Task to complete:
Copy out the whole listing exactly as written, leaving the pictures behind.

Source data:
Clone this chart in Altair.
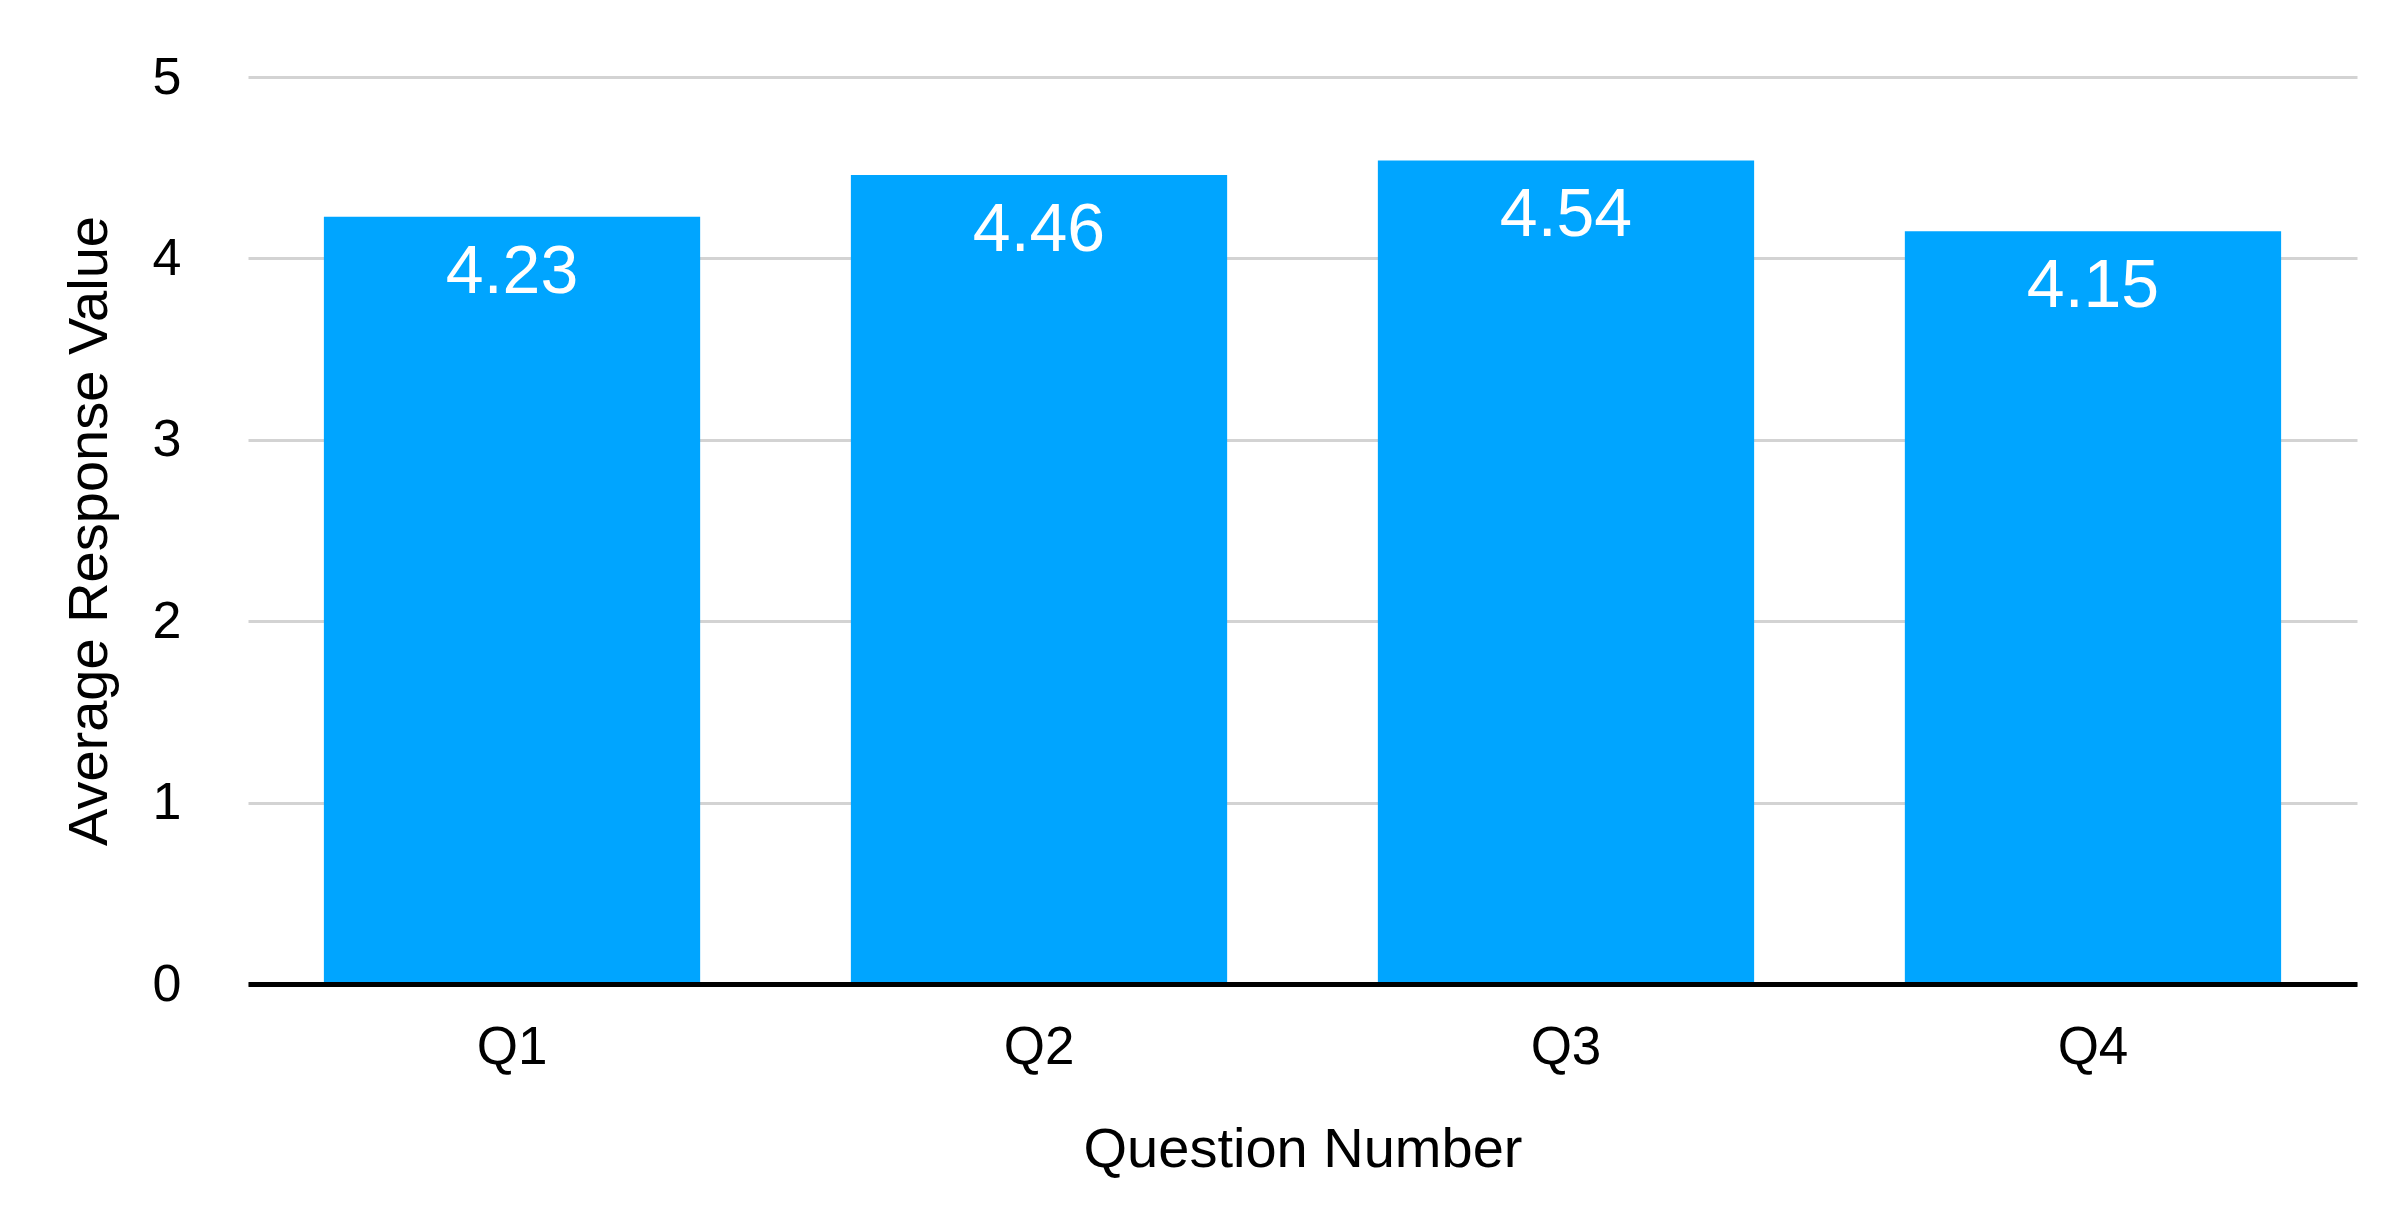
import altair as alt
import pandas as pd

questions = ["Q1", "Q2", "Q3", "Q4"]
averages = [4.23, 4.46, 4.54, 4.15]
y_ticks = [0, 1, 2, 3, 4, 5]

df = pd.DataFrame({"Question": questions, "Average": averages})

FONT = "Liberation Sans"
BAR = "#00A5FF"

base = alt.Chart(df)

x_enc = alt.X(
    "Question:N",
    sort=questions,
    scale=alt.Scale(paddingInner=0.286, paddingOuter=0.144),
    axis=alt.Axis(
        title="Question Number",
        titleFont=FONT, titleFontSize=56, titleFontWeight="normal", titleColor="#000000",
        titlePadding=48,
        labelFont=FONT, labelFontSize=53, labelColor="#000000", labelAngle=0,
        labelPadding=37,
        ticks=False, tickSize=0,
        domain=True, domainColor="#000000", domainWidth=5,
        grid=False, zindex=1,
    ),
)

y_enc = alt.Y(
    "Average:Q",
    scale=alt.Scale(domain=[0, 5], nice=False),
    axis=alt.Axis(
        title="Average Response Value",
        titleFont=FONT, titleFontSize=56, titleFontWeight="normal", titleColor="#000000",
        titlePadding=34,
        values=y_ticks,
        format="d",
        labelFont=FONT, labelFontSize=52, labelColor="#000000",
        labelPadding=67,
        ticks=False, tickSize=0,
        domain=False,
        grid=True, gridColor="#D3D3D3", gridWidth=3,
        zindex=0,
    ),
)

bars = base.mark_bar(color=BAR).encode(x=x_enc, y=y_enc)

labels = base.mark_text(
    color="white", font=FONT, fontSize=68, baseline="alphabetic", align="center", dy=76
).encode(
    x=alt.X("Question:N", sort=questions),
    y=alt.Y("Average:Q"),
    text=alt.Text("Average:Q", format=".2f"),
)

chart = (
    alt.layer(bars, labels)
    .properties(
        width=2109,
        height=907,
        padding={"left": 240, "top": 69, "right": 35, "bottom": 214},
        autosize=alt.AutoSizeParams(type="none"),
        background="white",
    )
    .configure_view(stroke=None)
)

chart.save("out.html", embed_options={"renderer": "svg", "actions": False})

Worked solution:
Clone this chart in Altair.
import altair as alt
import pandas as pd

questions = ["Q1", "Q2", "Q3", "Q4"]
averages = [4.23, 4.46, 4.54, 4.15]
y_ticks = [0, 1, 2, 3, 4, 5]

df = pd.DataFrame({"Question": questions, "Average": averages})

FONT = "Liberation Sans"
BAR = "#00A5FF"

base = alt.Chart(df)

x_enc = alt.X(
    "Question:N",
    sort=questions,
    scale=alt.Scale(paddingInner=0.286, paddingOuter=0.144),
    axis=alt.Axis(
        title="Question Number",
        titleFont=FONT, titleFontSize=56, titleFontWeight="normal", titleColor="#000000",
        titlePadding=48,
        labelFont=FONT, labelFontSize=53, labelColor="#000000", labelAngle=0,
        labelPadding=37,
        ticks=False, tickSize=0,
        domain=True, domainColor="#000000", domainWidth=5,
        grid=False, zindex=1,
    ),
)

y_enc = alt.Y(
    "Average:Q",
    scale=alt.Scale(domain=[0, 5], nice=False),
    axis=alt.Axis(
        title="Average Response Value",
        titleFont=FONT, titleFontSize=56, titleFontWeight="normal", titleColor="#000000",
        titlePadding=34,
        values=y_ticks,
        format="d",
        labelFont=FONT, labelFontSize=52, labelColor="#000000",
        labelPadding=67,
        ticks=False, tickSize=0,
        domain=False,
        grid=True, gridColor="#D3D3D3", gridWidth=3,
        zindex=0,
    ),
)

bars = base.mark_bar(color=BAR).encode(x=x_enc, y=y_enc)

labels = base.mark_text(
    color="white", font=FONT, fontSize=68, baseline="alphabetic", align="center", dy=76
).encode(
    x=alt.X("Question:N", sort=questions),
    y=alt.Y("Average:Q"),
    text=alt.Text("Average:Q", format=".2f"),
)

chart = (
    alt.layer(bars, labels)
    .properties(
        width=2109,
        height=907,
        padding={"left": 240, "top": 69, "right": 35, "bottom": 214},
        autosize=alt.AutoSizeParams(type="none"),
        background="white",
    )
    .configure_view(stroke=None)
)

chart.save("out.html", embed_options={"renderer": "svg", "actions": False})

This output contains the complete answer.